For a first agent, look for a task with three characteristics:
- Revenue or delivery proximity. The task delays sales follow-up, proposals, onboarding, client delivery, support response, or internal review.
- Repeatability. The work follows a similar pattern most of the time, even if the exact content changes.
- Manageable risk. The agent can produce a draft, summary, recommendation, or prepared action that a human can review before anything sensitive happens.
Examples might include preparing client onboarding summaries, drafting follow-up emails from call notes, categorizing support requests, checking CRM records for missing fields, creating first-pass project briefs, or turning intake form responses into structured tasks.
The right task sits close enough to revenue or delivery to matter, but not so close to high-risk judgment that it should be delegated blindly.

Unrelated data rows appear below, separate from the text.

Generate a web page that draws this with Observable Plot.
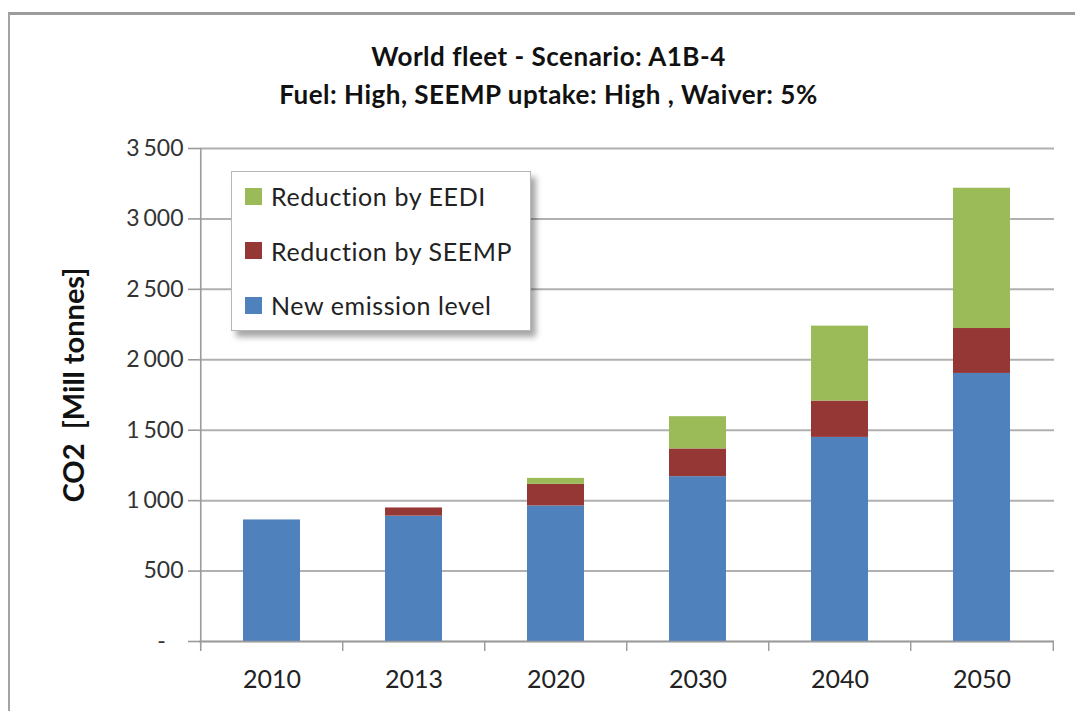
<!DOCTYPE html>
<html>
<head>
<meta charset="utf-8">
<script src="https://cdn.jsdelivr.net/npm/d3@7"></script>
<script src="https://cdn.jsdelivr.net/npm/@observablehq/plot@0.6"></script>
<style>
  html, body { margin: 0; padding: 0; background: #fff; }
  #wrap { position: relative; width: 1075px; height: 711px; overflow: hidden; font-family: Lato, "Open Sans", sans-serif; color: #222; }
  #frame { position: absolute; left: 8px; top: 12px; width: 1100px; height: 740px; border-top: 3px solid #9c9c9c; border-left: 2px solid #a4a4a4; box-sizing: border-box; }
  #title { position: relative; height: 110px; box-sizing: border-box; padding-top: 37px; text-align: center; font-weight: bold; font-size: 26px; letter-spacing: 0.5px; line-height: 38px; padding-left: 22px; color: #111; }
  #chart { position: relative; }
  #legend { position: absolute; left: 231px; top: 171px; width: 300px; height: 160px; box-sizing: border-box; background: #fff; border: 1px solid #b8b8b8; box-shadow: 5px 6px 6px rgba(0,0,0,0.35); padding-top: 0; }
  .item { display: flex; align-items: center; height: 54.5px; padding-left: 13px; font-size: 25px; letter-spacing: 0.6px; }
  .item:first-child { margin-top: -3px; }
  .sw { width: 17px; height: 17px; margin-right: 9px; flex: none; }
</style>
</head>
<body>
<div id="wrap">
  <div id="frame"></div>
  <div id="title"></div>
  <div id="chart"></div>
  <div id="legend"></div>
</div>
<script>
const titleLines = ["World fleet - Scenario: A1B-4", "Fuel: High, SEEMP uptake: High , Waiver: 5%"];
const yTitle = "CO2  [Mill tonnes]";
const years = ["2010", "2013", "2020", "2030", "2040", "2050"];
const series = ["New emission level", "Reduction by SEEMP", "Reduction by EEDI"];
const newEmission = [863, 890, 962, 1170, 1449, 1903];
const reductionSEEMP = [0, 58, 154, 197, 258, 319];
const reductionEEDI = [0, 0, 42, 229, 532, 996];
const yTicks = [0, 500, 1000, 1500, 2000, 2500, 3000, 3500];
const colors = ["#4F81BD", "#953735", "#9BBB59"];

const seriesValues = [newEmission, reductionSEEMP, reductionEEDI];
const data = years.flatMap((year, i) =>
  series.map((s, k) => ({year, series: s, value: seriesValues[k][i]}))
);

document.getElementById("title").innerHTML = titleLines.map(t => `<div>${t}</div>`).join("");

const W = 1075, H = 601, mL = 199, mR = 21, mT = 38, mB = 70;
const step = (W - mL - mR) / years.length;
const axisGray = "#9a9a9a";
const gridGray = "#b0b0b0";
const fmt = d => d === 0 ? "-\u00a0\u00a0\u00a0" : d3.format(",")(d).replace(",", "\u2006");

const chart = Plot.plot({
  width: W, height: H,
  marginLeft: mL, marginRight: mR, marginTop: mT, marginBottom: mB,
  style: {fontFamily: "Lato, 'Open Sans', sans-serif", fontSize: "25px", color: "#222", background: "transparent", overflow: "visible"},
  x: {domain: years, paddingInner: 0.6, paddingOuter: 0.3, label: null},
  y: {domain: [0, 3500], label: null},
  color: {domain: series, range: colors},
  marks: [
    Plot.gridY(yTicks, {stroke: gridGray, strokeOpacity: 1, strokeWidth: 2}),
    Plot.barY(data, {x: "year", y: "value", fill: "series"}),
    Plot.ruleY([0], {stroke: axisGray, strokeWidth: 1.6}),
    Plot.ruleX([years[0]], {dx: -step / 2, stroke: axisGray, strokeWidth: 1.6, insetBottom: -10}),
    Plot.ruleX(years.slice(1), {dx: -step / 2, y1: 0, y2: 0, insetBottom: -10, stroke: axisGray, strokeWidth: 1.4}),
    Plot.ruleX([years[years.length - 1]], {dx: step / 2, y1: 0, y2: 0, insetBottom: -10, stroke: axisGray, strokeWidth: 1.4}),
    Plot.axisY(yTicks, {tickSize: 11, tickPadding: 5, tickFormat: fmt, stroke: axisGray, strokeWidth: 1.6, fill: "#333", fontSize: 23, label: null}),
    Plot.axisX({tickSize: 0, tickPadding: 29, fill: "#222", label: null}),
    Plot.text([yTitle], {frameAnchor: "left", rotate: -90, dx: -125, dy: -10, textAnchor: "middle", fontWeight: "bold", fontSize: 29, fill: "#111"})
  ]
});
document.getElementById("chart").appendChild(chart);

const legend = document.getElementById("legend");
series.map((s, k) => ({s, c: colors[k]})).reverse().forEach(({s, c}) => {
  const row = document.createElement("div");
  row.className = "item";
  row.innerHTML = `<span class="sw" style="background:${c}"></span><span>${s}</span>`;
  legend.appendChild(row);
});
</script>
</body>
</html>
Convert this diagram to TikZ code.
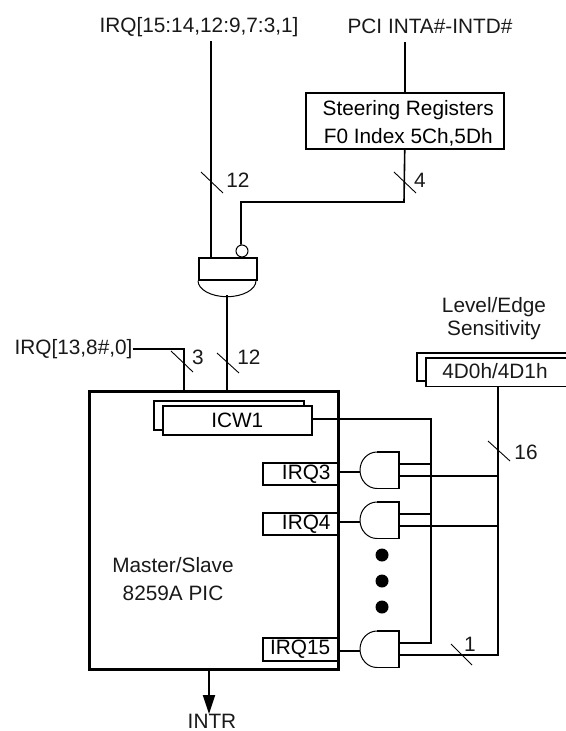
\documentclass[tikz,border=0pt]{standalone}
\usepackage{fontspec}
\setmainfont{Liberation Sans}
\usetikzlibrary{arrows.meta}
\newcommand{\fnt}{\fontsize{20.8}{22}\selectfont}
\tikzset{
  wire/.style={line width=1.6pt,line cap=butt},
  slash/.style={line width=0.9pt},
  regbox/.style={draw,line width=1.5pt,fill=white,inner sep=0pt,anchor=north west},
  lbl/.style={inner sep=0pt,font=\fnt,text=black!90},
  dot/.style={circle,fill=black,inner sep=0pt,minimum size=13pt},
}
% gate: name, y-top; body 360..399, height 36
\newcommand{\andgate}[2]{%
  \draw[line width=1.5pt] (377,#2) -- (399,#2) -- (399,#2+36.5) -- (377,#2+36.5);
  \draw[line width=1pt] (377,#2) arc[start angle=270,end angle=90,x radius=17,y radius=18.25];
  \coordinate (#1in) at (360,#2+20);
  \coordinate (#1a) at (399,#2+12);
  \coordinate (#1b) at (399,#2+24);
}
\begin{document}
\begin{tikzpicture}[x=1pt,y=-1pt]
\useasboundingbox (0,0) rectangle (565,731);
% Texts at top
\node[lbl] (irqtop) at (199,27) {IRQ[15:14,12:9,7:3,1]};
\node[lbl] (pcitop) at (430,26) {PCI INTA\#-INTD\#};
% Steering
\node[regbox,minimum width=198pt,minimum height=56pt,align=center,font=\fontsize{20.8}{28}\selectfont] (steer) at (305,92) {\rule{0pt}{21pt}\hspace*{7pt}Steering Registers\\\hspace*{7pt}F0 Index 5Ch,5Dh};
% Top gate
\node[draw,line width=1.7pt,minimum width=58pt,minimum height=22pt,inner sep=0pt,anchor=north west] (ggate) at (198,257) {};
\draw[line width=1pt] (ggate.south west) arc[start angle=180,end angle=0,x radius=29,y radius=16];
\coordinate (gout) at (227,295);
\node[draw,circle,line width=1pt,minimum size=12pt,inner sep=0pt,fill=white] (bubble) at (242,251) {};
\coordinate (gin) at (211,257);
% Main box
\node[draw,line width=3pt,minimum width=249pt,minimum height=278pt,inner sep=0pt,anchor=north west] (pic) at (88,390) {};
\node[lbl,align=center,font=\fontsize{20.8}{28}\selectfont] (pictext) at (173,579) {Master/Slave\\8259A PIC};
% ICW1
\node[regbox,minimum width=150pt,minimum height=29pt] (icwb) at (153,400) {};
\node[regbox,minimum width=149pt,minimum height=29pt,font=\fnt] (icw) at (162,405) {ICW1};
% IRQ boxes
\node[regbox,minimum width=75pt,minimum height=22pt,font=\fnt] (q3) at (262,462) {\hspace*{12pt}IRQ3};
\node[regbox,minimum width=75pt,minimum height=22pt,font=\fnt] (q4) at (262,512) {\hspace*{12pt}IRQ4};
\node[regbox,minimum width=75pt,minimum height=23pt,font=\fnt] (q15) at (262,637) {IRQ15};
% Gates
\andgate{ga}{452}
\andgate{gb}{502}
\andgate{gc}{631}
% Dots
\node[dot] (d1) at (382,555) {};
\node[dot] (d2) at (382,581) {};
\node[dot] (d3) at (382,607) {};
% 4D0h
\node[regbox,minimum width=160pt,minimum height=28pt] (edgeb) at (416,352) {};
\node[regbox,minimum width=150pt,minimum height=28.5pt] (edge) at (425,357) {};
\node[lbl] (edget) at (495,371) {4D0h/4D1h};
\node[lbl,align=center,font=\fontsize{20.8}{23}\selectfont] (edgelab) at (494,318.5) {Level/Edge\\Sensitivity};
% Named coordinates
\coordinate (bus) at (498,386);
\coordinate (icwr) at (431,419);
% Wires
\draw[wire] (gin) -- (gin |- 0,41);
\draw[wire] (steer.north) -- (steer.north |- 0,42);
\draw[wire] (steer.south) -- (404,202) -- (241,202) -- (bubble.north -| 241,0);
\draw[wire] (gout) -- (gout |- pic.north);
\node[lbl] (irqleft) at (73.5,349) {IRQ[13,8\#,0]};
\draw[wire] (irqleft.east) -- (184,349) -- (184,390);
\draw[wire] (icw.east |- icwr) -- (icwr) -- (icwr |- gca) -- (gca);
\draw[wire] (q3.east |- gain) -- (gain);
\draw[wire] (q4.east |- gbin) -- (gbin);
\draw[wire] (q15.east |- gcin) -- (gcin);
\draw[wire] (gaa) -- (gaa -| icwr);
\draw[wire] (gba) -- (gba -| icwr);
\draw[wire] (edge.south -| bus) -- (bus |- gcb) -- (gcb);
\draw[wire] (gab) -- (gab -| bus);
\draw[wire] (gbb) -- (gbb -| bus);
\draw[line width=1.8pt,-{Triangle[length=19pt,width=12pt]}] (209,668) -- (209,714) coordinate (intrtip);
\node[lbl] (intr) at (212,721) {INTR};
% Slashes
\draw[slash] (201,172) -- (223,193);
\draw[slash] (394,172) -- (416,193);
\draw[slash] (171,351) -- (193,372);
\draw[slash] (217,353) -- (239,373);
\draw[slash] (488,441) -- (510,461);
\draw[slash] (451,644) -- (472,665);
\node[lbl] (n12a) at (238,180) {12};
\node[lbl] (n4) at (420,180) {4};
\node[lbl] (n3) at (198,357) {3};
\node[lbl] (n12b) at (249,357) {12};
\node[lbl] (n16) at (526,452) {16};
\node[lbl] (n1) at (470,644) {1};
\end{tikzpicture}
\end{document}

Write the job description before the prompt
Before you open an AI agent builder, write the job description for the work. Treat it like you are briefing a careful assistant or contractor.
At minimum, define:
- Trigger: What starts the workflow?
- Inputs: What information must exist before the agent can begin?
- Steps: What actions happen in order?
- Decisions: Where does the agent need to choose between options?
- Output: What should the finished work look like?
- Stop conditions: When should the agent pause and ask for human review?

This exercise often reveals that the task is less simple than it looked. That is useful. It is much better to find the ambiguity on a worksheet than after the agent has sent the wrong message, updated the wrong record, or mixed context between clients.
One practical test is to ask: “If I gave these instructions to a new contractor, would I expect usable work back?” If the answer is no, the agent is not ready either.
Define the quality gate
An agent should not simply produce output. It should know what acceptable output means.
This is where a quality gate helps. A quality gate is a short pass/fail checklist the agent, or the operator, can use before the output moves forward.
For example, if an agent drafts a client onboarding summary, the quality gate might check whether:
- The client name and company are correct
- The requested service matches the signed agreement or intake form
- Open questions are clearly separated from confirmed information
- No assumptions are presented as facts
- The next internal action is specific and assigned
- Anything missing is flagged instead of guessed
The most important item is the kill switch. This is the single condition that means the output should be rejected rather than edited. For client-facing or revenue-sensitive work, the kill switch might be wrong client identity, conflicting account information, or missing approval for a sensitive action.
The point is not to make the agent perfect. The point is to make the review process clear, fast, and consistent.
Map the handoff between agent and human
Many agent workflows fail at the handoff. Either the human keeps doing parts the agent should own, or the agent takes on judgment it should not have.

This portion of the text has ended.